BEGIN

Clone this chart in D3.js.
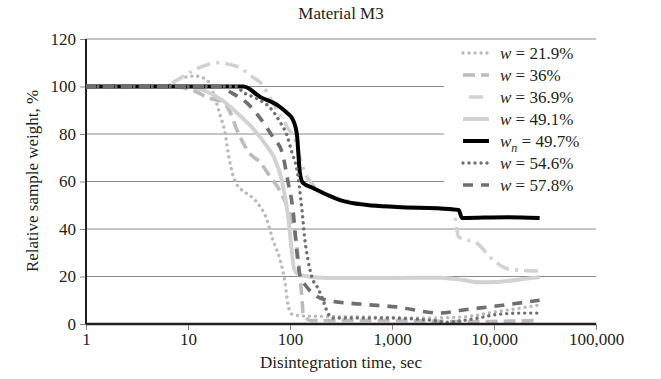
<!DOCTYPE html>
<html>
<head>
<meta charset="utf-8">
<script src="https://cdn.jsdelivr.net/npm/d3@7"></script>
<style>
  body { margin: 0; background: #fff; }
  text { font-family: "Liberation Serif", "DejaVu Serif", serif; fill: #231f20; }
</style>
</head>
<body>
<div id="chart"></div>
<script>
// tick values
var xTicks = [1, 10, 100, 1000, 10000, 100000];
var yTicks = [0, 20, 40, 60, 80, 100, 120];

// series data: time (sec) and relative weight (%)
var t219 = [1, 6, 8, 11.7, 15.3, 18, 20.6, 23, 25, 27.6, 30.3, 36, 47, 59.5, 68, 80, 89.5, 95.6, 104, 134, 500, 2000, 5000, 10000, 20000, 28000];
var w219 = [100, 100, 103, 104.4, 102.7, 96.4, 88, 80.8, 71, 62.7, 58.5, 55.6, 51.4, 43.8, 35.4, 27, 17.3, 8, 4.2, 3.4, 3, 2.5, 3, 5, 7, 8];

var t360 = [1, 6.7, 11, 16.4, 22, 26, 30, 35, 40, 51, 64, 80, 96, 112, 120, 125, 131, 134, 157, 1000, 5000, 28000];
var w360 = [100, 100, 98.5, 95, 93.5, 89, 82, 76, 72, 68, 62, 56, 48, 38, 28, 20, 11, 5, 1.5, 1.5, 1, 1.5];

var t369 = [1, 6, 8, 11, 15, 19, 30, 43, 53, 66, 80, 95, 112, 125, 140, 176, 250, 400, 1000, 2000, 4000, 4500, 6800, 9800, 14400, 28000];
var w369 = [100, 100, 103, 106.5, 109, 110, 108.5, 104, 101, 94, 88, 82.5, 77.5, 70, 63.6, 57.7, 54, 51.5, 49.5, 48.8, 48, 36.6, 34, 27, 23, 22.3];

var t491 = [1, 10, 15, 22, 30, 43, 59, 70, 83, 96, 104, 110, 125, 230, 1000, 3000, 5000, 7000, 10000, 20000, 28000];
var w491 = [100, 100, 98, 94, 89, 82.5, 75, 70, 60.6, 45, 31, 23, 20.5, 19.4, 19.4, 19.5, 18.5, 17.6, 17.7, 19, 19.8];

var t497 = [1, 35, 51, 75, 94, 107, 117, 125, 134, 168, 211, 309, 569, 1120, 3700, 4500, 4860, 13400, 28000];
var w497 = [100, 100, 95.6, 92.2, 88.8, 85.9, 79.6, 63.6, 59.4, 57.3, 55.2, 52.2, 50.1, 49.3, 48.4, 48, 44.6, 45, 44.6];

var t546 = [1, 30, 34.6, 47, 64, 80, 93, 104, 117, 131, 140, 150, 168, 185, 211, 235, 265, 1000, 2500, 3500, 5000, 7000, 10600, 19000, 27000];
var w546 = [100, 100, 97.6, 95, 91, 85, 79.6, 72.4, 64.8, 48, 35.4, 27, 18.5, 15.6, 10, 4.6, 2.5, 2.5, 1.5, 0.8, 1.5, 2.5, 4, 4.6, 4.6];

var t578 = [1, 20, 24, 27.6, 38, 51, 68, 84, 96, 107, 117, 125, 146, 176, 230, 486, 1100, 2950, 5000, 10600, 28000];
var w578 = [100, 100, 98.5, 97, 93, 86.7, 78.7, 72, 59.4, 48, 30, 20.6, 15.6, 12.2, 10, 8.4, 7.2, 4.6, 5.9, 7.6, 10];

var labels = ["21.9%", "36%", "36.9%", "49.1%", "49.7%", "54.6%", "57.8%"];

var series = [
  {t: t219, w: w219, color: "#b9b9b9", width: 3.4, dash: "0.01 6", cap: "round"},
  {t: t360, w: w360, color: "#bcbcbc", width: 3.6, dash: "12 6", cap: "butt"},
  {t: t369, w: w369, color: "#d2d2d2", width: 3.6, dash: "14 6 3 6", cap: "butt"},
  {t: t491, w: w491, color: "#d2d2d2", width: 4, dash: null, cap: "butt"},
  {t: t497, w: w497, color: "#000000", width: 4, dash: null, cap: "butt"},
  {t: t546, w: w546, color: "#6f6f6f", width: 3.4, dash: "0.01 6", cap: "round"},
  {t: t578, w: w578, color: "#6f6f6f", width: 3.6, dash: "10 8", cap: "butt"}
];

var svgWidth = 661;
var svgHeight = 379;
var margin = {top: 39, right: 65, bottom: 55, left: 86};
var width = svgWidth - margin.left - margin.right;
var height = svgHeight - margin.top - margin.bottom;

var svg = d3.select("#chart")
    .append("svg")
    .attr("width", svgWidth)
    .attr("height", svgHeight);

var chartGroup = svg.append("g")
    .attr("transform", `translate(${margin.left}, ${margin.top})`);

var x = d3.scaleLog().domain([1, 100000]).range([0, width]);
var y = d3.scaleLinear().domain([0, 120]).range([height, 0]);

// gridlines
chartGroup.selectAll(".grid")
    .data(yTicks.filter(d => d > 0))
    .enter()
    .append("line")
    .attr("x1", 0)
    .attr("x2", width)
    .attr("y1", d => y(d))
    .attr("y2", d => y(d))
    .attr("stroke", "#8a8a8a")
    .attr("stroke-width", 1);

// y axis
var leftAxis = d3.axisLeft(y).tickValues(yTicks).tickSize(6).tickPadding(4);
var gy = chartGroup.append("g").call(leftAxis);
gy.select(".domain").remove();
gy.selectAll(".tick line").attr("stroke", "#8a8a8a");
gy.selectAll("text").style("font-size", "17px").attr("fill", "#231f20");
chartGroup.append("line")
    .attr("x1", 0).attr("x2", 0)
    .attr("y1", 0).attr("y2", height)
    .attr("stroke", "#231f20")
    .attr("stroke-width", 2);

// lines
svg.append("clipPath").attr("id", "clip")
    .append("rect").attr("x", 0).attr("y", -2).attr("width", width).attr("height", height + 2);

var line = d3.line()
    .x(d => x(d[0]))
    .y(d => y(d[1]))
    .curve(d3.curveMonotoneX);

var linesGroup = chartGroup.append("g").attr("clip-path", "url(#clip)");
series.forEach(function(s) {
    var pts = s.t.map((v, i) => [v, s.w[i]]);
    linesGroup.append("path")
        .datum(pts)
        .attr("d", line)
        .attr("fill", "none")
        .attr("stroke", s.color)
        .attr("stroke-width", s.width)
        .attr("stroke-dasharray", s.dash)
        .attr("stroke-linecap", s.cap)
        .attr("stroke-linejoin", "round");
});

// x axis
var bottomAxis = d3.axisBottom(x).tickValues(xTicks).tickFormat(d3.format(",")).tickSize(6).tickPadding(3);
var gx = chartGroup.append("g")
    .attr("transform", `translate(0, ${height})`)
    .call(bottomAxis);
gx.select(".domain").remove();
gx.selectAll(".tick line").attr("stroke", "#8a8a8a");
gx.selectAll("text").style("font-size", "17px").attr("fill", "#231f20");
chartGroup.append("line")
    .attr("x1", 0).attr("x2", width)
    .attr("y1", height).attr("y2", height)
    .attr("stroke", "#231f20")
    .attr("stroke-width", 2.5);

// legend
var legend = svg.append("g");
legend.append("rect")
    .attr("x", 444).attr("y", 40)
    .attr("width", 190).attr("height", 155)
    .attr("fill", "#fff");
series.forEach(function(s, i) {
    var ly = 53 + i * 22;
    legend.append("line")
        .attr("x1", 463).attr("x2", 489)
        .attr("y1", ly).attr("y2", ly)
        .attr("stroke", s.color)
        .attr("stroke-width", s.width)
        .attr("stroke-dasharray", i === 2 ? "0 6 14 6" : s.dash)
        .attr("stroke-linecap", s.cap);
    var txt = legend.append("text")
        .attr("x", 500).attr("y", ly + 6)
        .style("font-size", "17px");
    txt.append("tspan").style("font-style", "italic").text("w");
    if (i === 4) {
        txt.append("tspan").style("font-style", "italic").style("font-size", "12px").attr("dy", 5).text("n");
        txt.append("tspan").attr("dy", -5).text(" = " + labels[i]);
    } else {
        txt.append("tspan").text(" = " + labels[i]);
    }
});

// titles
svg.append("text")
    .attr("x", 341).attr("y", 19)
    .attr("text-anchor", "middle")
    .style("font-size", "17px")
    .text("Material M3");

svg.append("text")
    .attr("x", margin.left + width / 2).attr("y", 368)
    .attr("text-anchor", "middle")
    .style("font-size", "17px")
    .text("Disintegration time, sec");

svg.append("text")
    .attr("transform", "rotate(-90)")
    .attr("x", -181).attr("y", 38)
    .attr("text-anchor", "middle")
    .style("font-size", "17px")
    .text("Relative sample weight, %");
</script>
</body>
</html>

END

■ **Exercise objective**
Copy nothing but the lines from the top of the material through the line holding "1.5, 1, 1.5];", exactly as written; omit pictures.

■ **Expected answer**
Clone this chart in D3.js.
<!DOCTYPE html>
<html>
<head>
<meta charset="utf-8">
<script src="https://cdn.jsdelivr.net/npm/d3@7"></script>
<style>
  body { margin: 0; background: #fff; }
  text { font-family: "Liberation Serif", "DejaVu Serif", serif; fill: #231f20; }
</style>
</head>
<body>
<div id="chart"></div>
<script>
// tick values
var xTicks = [1, 10, 100, 1000, 10000, 100000];
var yTicks = [0, 20, 40, 60, 80, 100, 120];

// series data: time (sec) and relative weight (%)
var t219 = [1, 6, 8, 11.7, 15.3, 18, 20.6, 23, 25, 27.6, 30.3, 36, 47, 59.5, 68, 80, 89.5, 95.6, 104, 134, 500, 2000, 5000, 10000, 20000, 28000];
var w219 = [100, 100, 103, 104.4, 102.7, 96.4, 88, 80.8, 71, 62.7, 58.5, 55.6, 51.4, 43.8, 35.4, 27, 17.3, 8, 4.2, 3.4, 3, 2.5, 3, 5, 7, 8];

var t360 = [1, 6.7, 11, 16.4, 22, 26, 30, 35, 40, 51, 64, 80, 96, 112, 120, 125, 131, 134, 157, 1000, 5000, 28000];
var w360 = [100, 100, 98.5, 95, 93.5, 89, 82, 76, 72, 68, 62, 56, 48, 38, 28, 20, 11, 5, 1.5, 1.5, 1, 1.5];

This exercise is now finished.